Phases of Consistent Hashing:

  1. Hash Function Selection: Choose a hash function that deterministically maps keys to nodes.

  2. Node Assignment: Assign keys to the closest node in a clockwise direction based on the hash value.

  3. Node Addition/Removal: Remap a small portion of keys when nodes are added or removed.

  4. Load Balancing: Redistribute keys to balance the load if a node becomes overloaded.

    • To make the Consistent Hashing more efficient we add virtual nodes which allow us to make every node store different ranges.

    • A circular diagram illustrating a consistent hashing ring with nodes labeled A, B, C, and D. The nodes are colored in green, red, yellow, and blue.

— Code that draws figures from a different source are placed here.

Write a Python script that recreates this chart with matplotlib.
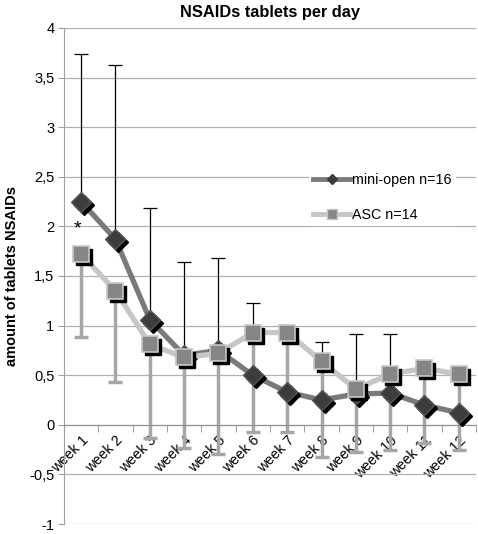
import matplotlib.pyplot as plt
from matplotlib.lines import Line2D
from matplotlib.ticker import FuncFormatter, MultipleLocator
from matplotlib.transforms import offset_copy, ScaledTranslation
import numpy as np

weeks = ["week 1", "week 2", "week 3", "week 4", "week 5", "week 6",
         "week 7", "week 8", "week 9", "week 10", "week 11", "week 12"]
mini_open = [2.25, 1.87, 1.06, 0.70, 0.75, 0.50, 0.33, 0.25, 0.31, 0.32, 0.20, 0.12]
mini_open_upper = [3.74, 3.63, 2.19, 1.64, 1.68, 1.23, 0.85, 0.83, 0.92, 0.92, 0.50, 0.45]
asc = [1.72, 1.35, 0.81, 0.68, 0.72, 0.93, 0.93, 0.64, 0.36, 0.51, 0.57, 0.51]
asc_lower = [0.89, 0.43, -0.13, -0.23, -0.29, -0.07, -0.07, -0.32, -0.27, -0.25, -0.18, -0.25]

plt.rcParams['font.family'] = ['Liberation Sans', 'DejaVu Sans']

fig = plt.figure(figsize=(4.78, 5.34), dpi=100)
ax = fig.add_axes([64/478, 1-524/534, 412/478, 496/534])
x = np.arange(len(weeks))

mo = np.array(mini_open)
ac = np.array(asc)
ax.errorbar(x, mo, yerr=[np.zeros(len(mo)), np.array(mini_open_upper)-mo], fmt='none',
            ecolor='black', elinewidth=0.9, capsize=5, capthick=0.9, zorder=2)
ax.errorbar(x, ac, yerr=[ac-np.array(asc_lower), np.zeros(len(ac))], fmt='none',
            ecolor='#a6a6a6', elinewidth=2.5, capsize=5, capthick=2.5, zorder=2)

shadow = offset_copy(ax.transData, fig=fig, x=3, y=-3, units='dots')

ax.plot(x, mo, color='#7a7a7a', lw=3.8, zorder=3)
ax.plot(x, mo, 'D', ms=10, color='black', transform=shadow, zorder=3.1)
ax.plot(x, mo, 'D', ms=10, mfc='#3c3c3c', mec='#555555', mew=1, zorder=3.2)

ax.plot(x, ac, color='#c6c6c6', lw=3.8, zorder=4)
ax.plot(x, ac, 's', ms=11, color='black', transform=shadow, zorder=4.1)
ax.plot(x, ac, 's', ms=11, mfc='#868686', mec='#c6c6c6', mew=1.2, zorder=4.2)

ax.text(-0.12, 1.97, '*', ha='center', va='center', fontsize=14)

ax.set_xlim(-0.5, 11.5)
ax.set_ylim(-1, 4)
ax.yaxis.set_major_locator(MultipleLocator(0.5))
ax.yaxis.set_major_formatter(FuncFormatter(lambda v, p: ('%g' % v).replace('.', ',')))
ax.grid(axis='y', color='#b0b0b0', lw=0.9, zorder=0)
ax.set_axisbelow(True)

for s in ['top', 'right']:
    ax.spines[s].set_visible(False)
ax.spines['left'].set_color('#a0a0a0')
ax.spines['bottom'].set_position(('data', 0))
ax.spines['bottom'].set_color('#909090')

ax.set_xticks(x)
ax.set_xticklabels(weeks, rotation=45, ha='right', va='top', rotation_mode='anchor', fontsize=10.3)
shift = ScaledTranslation(-5/100, -1/100, fig.dpi_scale_trans)
for lab in ax.get_xticklabels():
    lab.set_transform(lab.get_transform() + shift)
ax.set_xticks(np.arange(0.5, 12, 1), minor=True)
ax.tick_params(axis='x', which='major', length=0, pad=6)
ax.tick_params(axis='x', which='minor', length=5, color='#909090')
ax.tick_params(axis='y', length=4, color='#a0a0a0', labelsize=10.5, pad=3)

ax.set_ylabel('amount of tablets NSAIDs', fontsize=10.5, fontweight='bold')
ax.yaxis.set_label_coords((19-64)/412, 0.5)
fig.text(270/478, 1-13/534, 'NSAIDs tablets per day', ha='center', va='center',
         fontsize=11.8, fontweight='bold')

handles = [Line2D([], [], color='#7a7a7a', lw=3.5, marker='D', ms=5, mfc='#3c3c3c', mec='#3c3c3c'),
           Line2D([], [], color='#c6c6c6', lw=3.5, marker='s', ms=6.5, mfc='#868686', mec='#c6c6c6')]
leg = ax.legend(handles, ['mini-open n=16', 'ASC n=14'], loc='upper left',
                bbox_to_anchor=(309/478, 1-169/534), bbox_transform=fig.transFigure,
                frameon=True, fontsize=10.3, handlelength=2.6, handletextpad=0.1,
                labelspacing=1.45, borderaxespad=0, borderpad=0.3, fancybox=False)
leg.get_frame().set_edgecolor('none')
leg.get_frame().set_facecolor('white')
leg.get_frame().set_alpha(1)

fig.savefig('out.png', dpi=100)
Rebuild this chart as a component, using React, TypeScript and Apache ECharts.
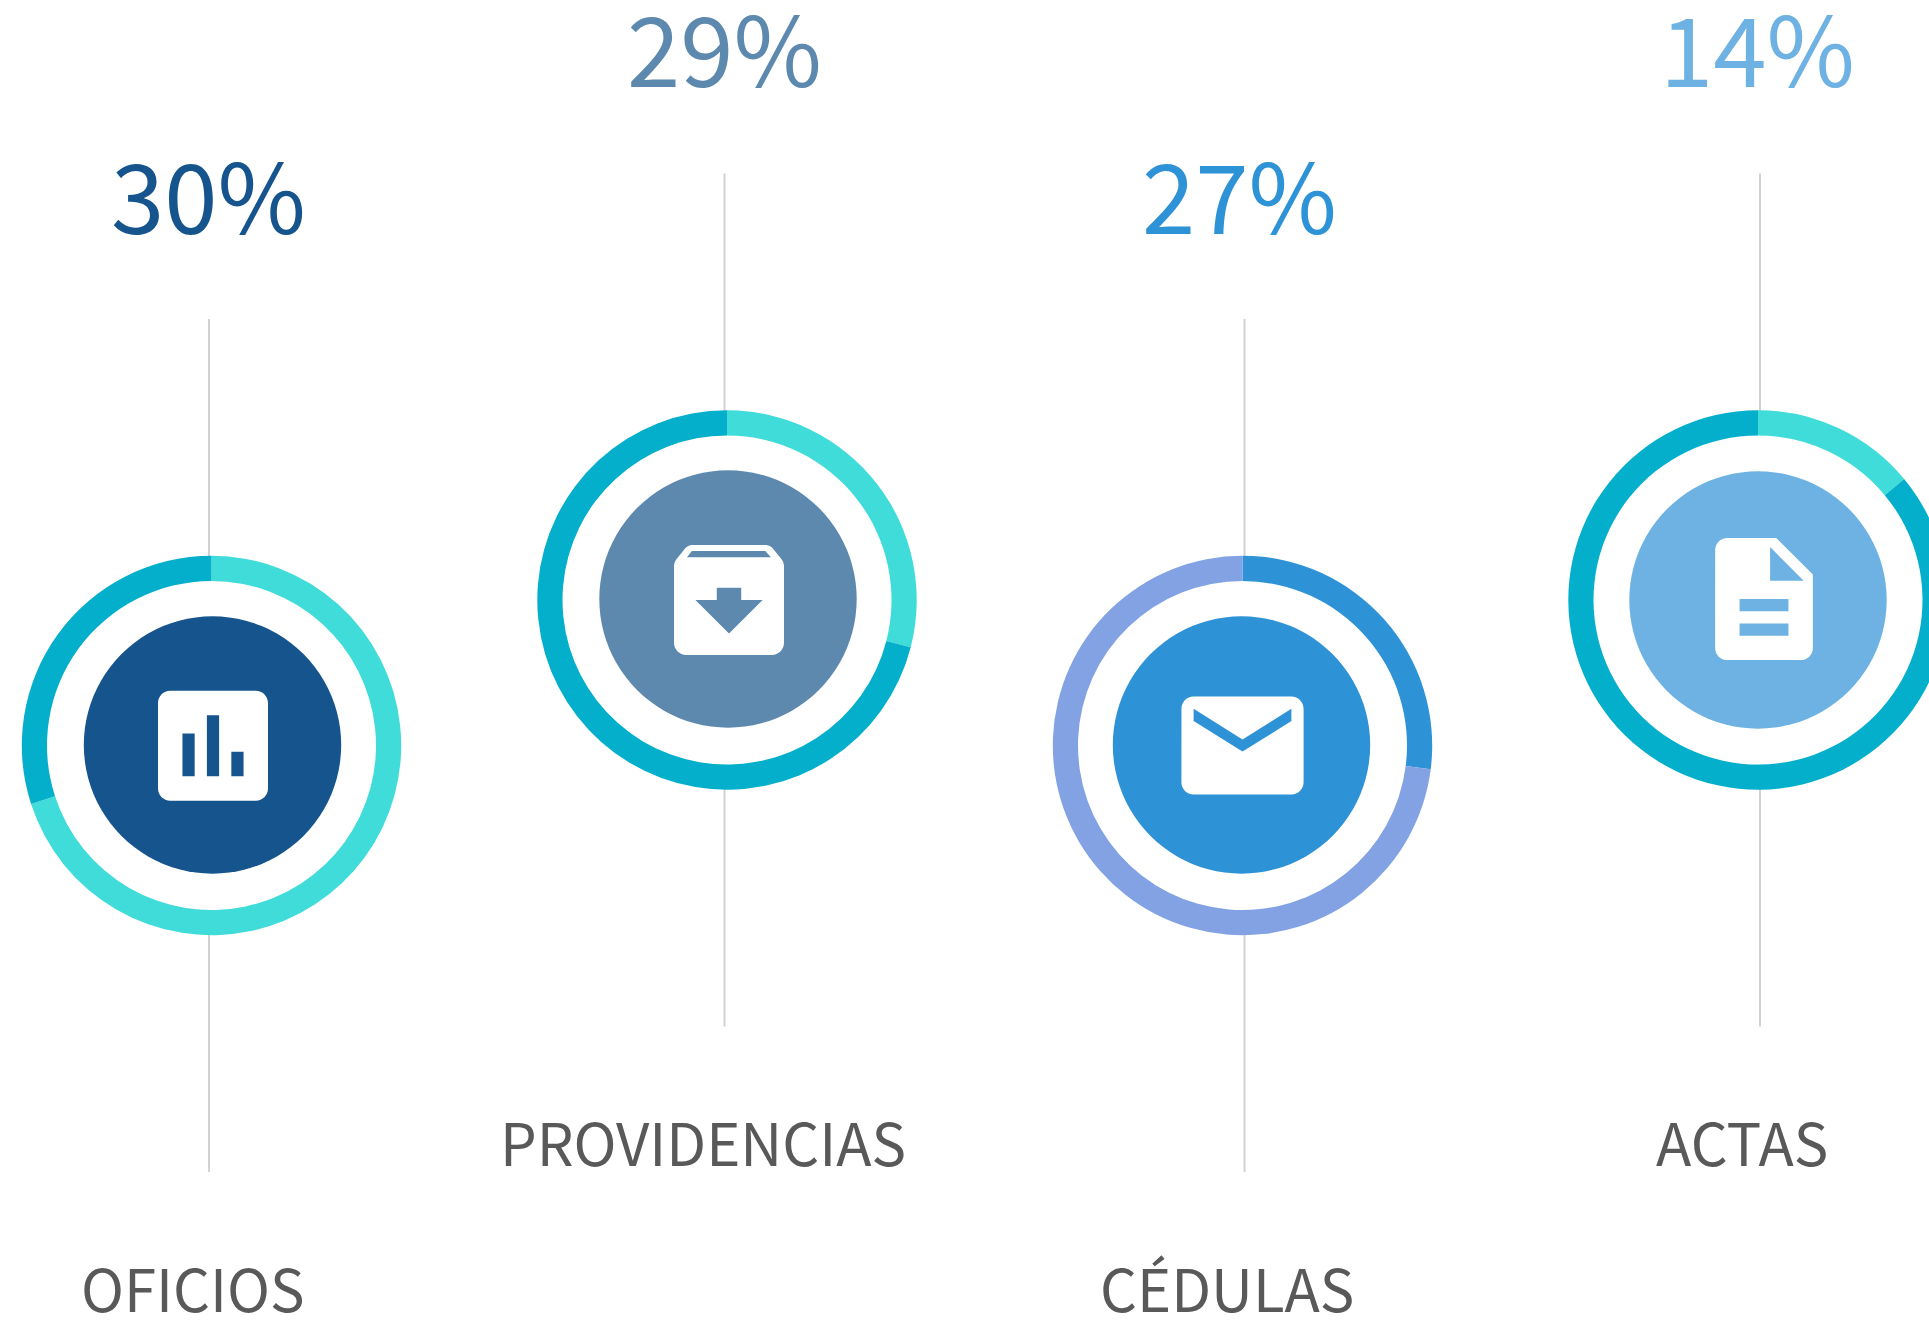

Arrows indicate the hash values h(key1) and h(key2) pointing to specific nodes on the ring.

    For example: in the above image ranges highlighted in yellow are the ranges of the keys that will be stored in shard A, ranges highlighted in blue for keys to be stored in shard D and so on.

    • But the question is what is the benefit of that?

    • By that we will make load balancing over all the shards either and the beginning of the system or when on node fails.

    Imagine node 3 fails in the above consistent hash without virtual nodes. All load of Node 3 will go to node1 which leads to load balancing problem.

    • By adding virtual node to the ring structure and the biggening randomly that problem will not occur.

    How can adding virtual nodes solve the balancing problem?

    • Imagine that we in the above image node A fails.

    • It's range will be distributed among nodes (D and B) and by increasing the number of sharding and the virtual node we will notice that the Consistency Hashing Using Virtual Nodes will give us more load balancing in cases of failures of adding new nodes.

Conclusion

Sharding is a powerful technique for scaling systems, and understanding the intricacies of key partitioning, data skew, rebalancing, and consistency hashing is crucial for implementing it effectively. By leveraging consistency hashing with virtual nodes, you can achieve a robust, scalable, and efficient system that can handle growing data and traffic demands with ease.